Il faut être soi. Indéniablement. Mais l’on voit que là commence la difficulté. Des mots avant tout. Car n’est-ce pas d’ailleurs le langage stéréotypé de la publicité qui prétend avec aplomb qu’on se retrouve en s’aliénant dans les objets ?
J’ignore donc ce que signifie « être soi », mais il ne me paraît pas au-dessus des forces humaines d’éviter, ou de repousser ce qui peut empêcher de l’être. Nettoyer les portes de la perception est probablement le devoir le plus urgent.
Avant donc de trouver le bonheur dans la concrétude des choses, des êtres, de Dieu, de leurs relations, d’épouser dans des noces pérennes la beauté réelle du monde, par laquelle nous nous sauverons, il est indispensable de s’interdire certaines fréquentations. J’irais presque à reprendre le fameux « Vade retro, Satanas ! ». Mais nous n’en sommes pas loin. Et un bon assainissement, outre qu’il rend la vie plus agréable, rend possible une autre occupation de l’être.
Ainsi me semble-t-il très sain (puisque nous sommes au moment des bonnes résolutions), de ne plus perdre de temps à commercer avec les instruments de communication du système, télévision, radio d’informations, musique et images formatées, publicité, rassemblements festifs ineptes, de ne plus croire sur parole les explications et analyses qu’on déverse sur les cerveaux (et cela peut être très subtil), de ne plus utiliser des mots forgés par la fabrique langagière contemporaine, en grande partie américaine, mais de revenir aux sources de notre langue, qui est un outil de liberté, de connaissance, et de sensations, de ne pas consommer n’importe quel objet, souvent inutile ou nocif, sans en avoir estimé l'utilité, de ne pas imiter les emballements esthétiques de la masse, mais de me faire ma propre idée de ce qu’il faut aimer et savourer.

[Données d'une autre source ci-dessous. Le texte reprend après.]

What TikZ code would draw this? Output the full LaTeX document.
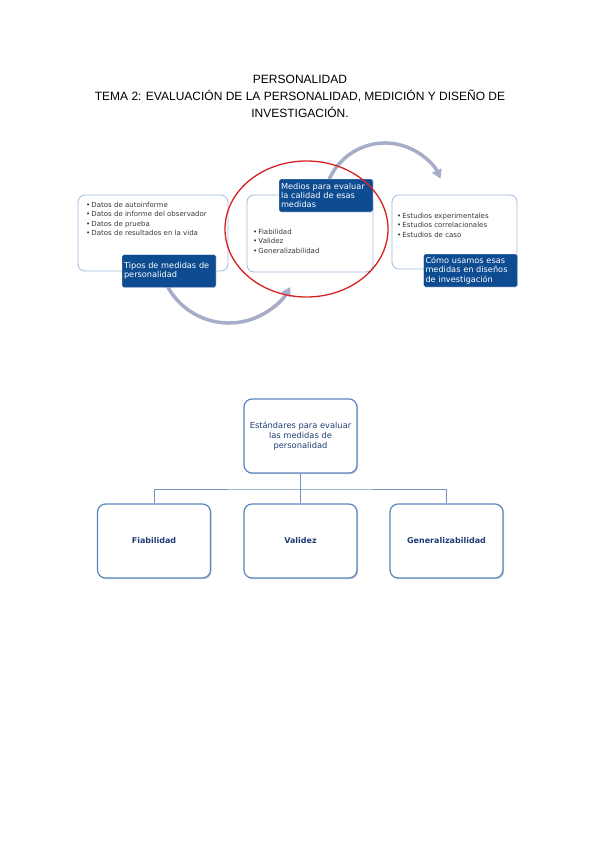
\documentclass[tikz,border=0pt]{standalone}
\usepackage{fontspec}
\setmainfont{Liberation Sans}
\newfontfamily\verd{DejaVu Sans}
\usetikzlibrary{arrows.meta,shadows,shapes.geometric}
\definecolor{labelblue}{HTML}{0E4C92}
\definecolor{boxline}{HTML}{9DBBDF}
\definecolor{arcgray}{HTML}{A7ADC8}
\definecolor{ringred}{HTML}{D52222}
\definecolor{orgline}{HTML}{5A86BF}
\definecolor{orgtext}{HTML}{1F3F76}
\definecolor{linkline}{HTML}{7593BE}
\begin{document}
\begin{tikzpicture}[x=1pt,y=-1pt,
  infobox/.style={draw=boxline, line width=0.8pt, fill=white, rounded corners=7pt, inner sep=0pt},
  tagbox/.style={fill=labelblue, draw=white, line width=0.4pt, rounded corners=1.5pt, text=white,
    font=\verd\fontsize{8.2}{9.4}\selectfont, align=left, inner xsep=2pt, inner ysep=0pt,
    minimum height=33pt, text width=90pt},
  bullets/.style={font=\verd\fontsize{7}{9.3}\selectfont, text=black!78, align=left, anchor=north west, inner sep=0pt},
  cyclearc/.style={draw=arcgray, line width=3.5pt, -{Triangle[length=9pt,width=10pt]}},
  ring/.style={draw=ringred, line width=1.3pt, ellipse, inner sep=0pt},
  orgbox/.style={draw=orgline, line width=1.2pt, fill=white, rounded corners=8pt,
    minimum width=113pt, minimum height=74pt, inner sep=3pt, text=orgtext,
    drop shadow={shadow xshift=1.2pt, shadow yshift=-1.2pt, opacity=.3, fill=black!60}},
  link/.style={draw=linkline, line width=1pt}]
\useasboundingbox[fill=white] (0,0) rectangle (600,848);

% title
\node[font=\fontsize{12}{17}\selectfont, align=center] (title) at (300,96)
  {PERSONALIDAD\\TEMA 2: EVALUACIÓN DE LA PERSONALIDAD, MEDICIÓN Y DISEÑO DE\\INVESTIGACIÓN.};

% cycle arcs
\coordinate (ca) at (385,204);
\coordinate (cb) at (229,253);
\draw[cyclearc] (ca) ++(200:61) arc[start angle=200, end angle=335.5, radius=61];
\draw[cyclearc] (cb) ++(155:70) arc[start angle=155, end angle=29, radius=70];

% boxes
\node[infobox, minimum width=150pt, minimum height=76pt] (b1) at (153,233) {};
\node[infobox, minimum width=126pt, minimum height=77pt] (b2) at (310,233.5) {};
\node[infobox, minimum width=125pt, minimum height=74pt] (b3) at (454.5,232) {};

\node[bullets] (t1) at (86,202) {•\,Datos de autoinforme\\•\,Datos de informe del observador\\•\,Datos de prueba\\•\,Datos de resultados en la vida};
\node[bullets] (t2) at (253,229) {•\,Fiabilidad\\•\,Validez\\•\,Generalizabilidad};
\node[bullets] (t3) at (397,213) {•\,Estudios experimentales\\•\,Estudios correlacionales\\•\,Estudios de caso};

\node[tagbox] (l1) at (169,271) {Tipos de medidas de\\personalidad};
\node[tagbox] (l2) at (326,195.5) {Medios para evaluar\\la calidad de esas\\medidas};
\node[tagbox] (l3) at (470.5,270.5) {Cómo usamos esas\\medidas en diseños\\de investigación};

% red ring
\node[ring, minimum width=163pt, minimum height=136pt] (rg) at (306.5,229) {};

% org chart
\node[orgbox, align=center, font=\verd\fontsize{8.3}{9.7}\selectfont] (std) at (300.5,436)
  {Estándares para evaluar\\las medidas de\\personalidad};
\node[orgbox, font=\verd\bfseries\fontsize{8}{9.6}\selectfont] (fia) at (154,541) {Fiabilidad};
\node[orgbox, font=\verd\bfseries\fontsize{8}{9.6}\selectfont] (val) at (300.5,541) {Validez};
\node[orgbox, font=\verd\bfseries\fontsize{8}{9.6}\selectfont] (gen) at (446.5,541) {Generalizabilidad};
\coordinate (bus) at (300.5,489);
\draw[link] (std.south) -- (bus) -- (val.north);
\draw[link] (fia.north) |- (bus) -| (gen.north);
\end{tikzpicture}
\end{document}
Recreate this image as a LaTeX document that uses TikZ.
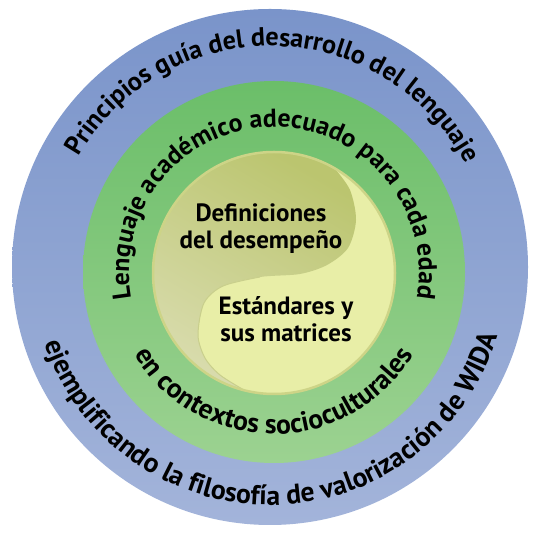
\documentclass[tikz,border=0pt]{standalone}
\usepackage{fontspec}
\setmainfont{PT Sans}
\usetikzlibrary{decorations.text}
\definecolor{bluetop}{HTML}{7A94CA}
\definecolor{bluebot}{HTML}{A3B4DA}
\definecolor{greentop}{HTML}{6BBE69}
\definecolor{greenbot}{HTML}{9CD291}
\definecolor{olive}{HTML}{BBC56F}
\definecolor{paleolive}{HTML}{D9DCAE}
\definecolor{paleyellow}{HTML}{E8EEA7}
\definecolor{rimyellow}{HTML}{CDD487}
\definecolor{lobeedge}{HTML}{C9CF8C}
\newcommand\ringfontA{\fontsize{26.2}{26.2}\selectfont\bfseries}
\newcommand\ringfontB{\fontsize{27.6}{27.6}\selectfont\bfseries}
\newcommand\ringfontC{\fontsize{25.8}{25.8}\selectfont\bfseries}
\newcommand\ringfontD{\fontsize{27.6}{27.6}\selectfont\bfseries}
\begin{document}
\begin{tikzpicture}[x=1pt,y=1pt,
  ringtext/.style={decorate, decoration={text along path, text align=center, text={#1}}},
  innertext/.style={font=\fontsize{25}{27}\selectfont\bfseries, align=center, text=black, inner sep=0pt}]
\useasboundingbox (0,0) rectangle (533,535);
\coordinate (cb) at (270,268);
\coordinate (cg) at (274,263);
\coordinate (cy) at (274,262);
\coordinate (T) at (334.5,366.8);
\coordinate (B) at (244.7,144.6);
% rings
\shade[top color=bluetop, bottom color=bluebot] (cb) circle[radius=258pt];
\shade[top color=greentop, bottom color=greenbot] (cg) circle[radius=191pt];
\fill[paleyellow] (cy) circle[radius=121pt];
% dark lobe
\shade[top color=olive, middle color=olive, bottom color=paleolive, shading angle=-30]
  plot[smooth] coordinates {(T) (350,345) (356,315) (348,287) (327,270) (300,261) (260,258) (223,249) (204,232) (198,200) (205,177) (220,160) (B)}
  arc[start angle=256, end angle=60, radius=121pt] -- cycle;
\draw[lobeedge, line width=1pt] plot[smooth] coordinates {(260,258) (223,249) (204,232) (198,200) (205,177) (220,160) (B)};
\draw[rimyellow, line width=2.5pt] (cy) circle[radius=121pt];
% ring texts
\path[ringtext={|\ringfontA|Principios guía del desarrollo del lenguaje}]
  ([shift={(174:221pt)}]cb) arc[start angle=174, end angle=4, radius=221pt];
\path[ringtext={|\ringfontB|ejemplificando la filosofía de valorización de WIDA}]
  ([shift={(181:238pt)}]cb) arc[start angle=181, end angle=361, radius=238pt];
\path[ringtext={|\ringfontC|Lenguaje académico adecuado para cada edad}]
  ([shift={(205:145pt)}]cg) arc[start angle=205, end angle=-25, radius=145pt];
\path[ringtext={|\ringfontD|en contextos socioculturales}]
  ([shift={(185:162pt)}]cg) arc[start angle=185, end angle=355, radius=162pt];
% inner texts
\node[innertext] (def) at (261,306.5) {Definiciones\\del desempeño};
\node[innertext] (est) at (286,215.5) {Estándares y\\sus matrices};
\end{tikzpicture}
\end{document}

Tout être qui ne veut pas se faire aspirer, avaler par la masse doit, en outre, approfondir, cultiver, élargir ce qu’il considère être sa voie, qu’elle soit religieuse, artistique, sentimentale, familiale, professionnelle... Tout devoir conduit au Grand devoir, qui est d’être à sa place dans l’univers voulu par Dieu. Il ne faut pas avoir peur, il faut oser, et se dire que ce que l’on a en face de nous est mensonger, donc faux et faible.
Enfin, rien n’égale ce qui est concret, que l’on peut caresser réellement avec sa main ou son âme, son cœur, ce qui est là, près de soi, à portée de voix et de tendresse, la pierre, l’arbre, la compagne, le chat, le feu dans l’âtre, le vent qui gifle le visage, la pluie qui enveloppe le corps, la lumière qui éblouit, la terre qui porte les pas, et la maison qui abrite notre amour. Cela, c’est vrai, concret, réel. Il faut haïr l’abstraction, car elle est devenue le monde de fantômes errants qui nous hante et nous ensorcelle sans nous enchanter. La seule voie qui soit permise, à mon sens, est celle-là : celle de la proximité, de la présence, de la certitude d’être là, et bien là... nulle part ailleurs.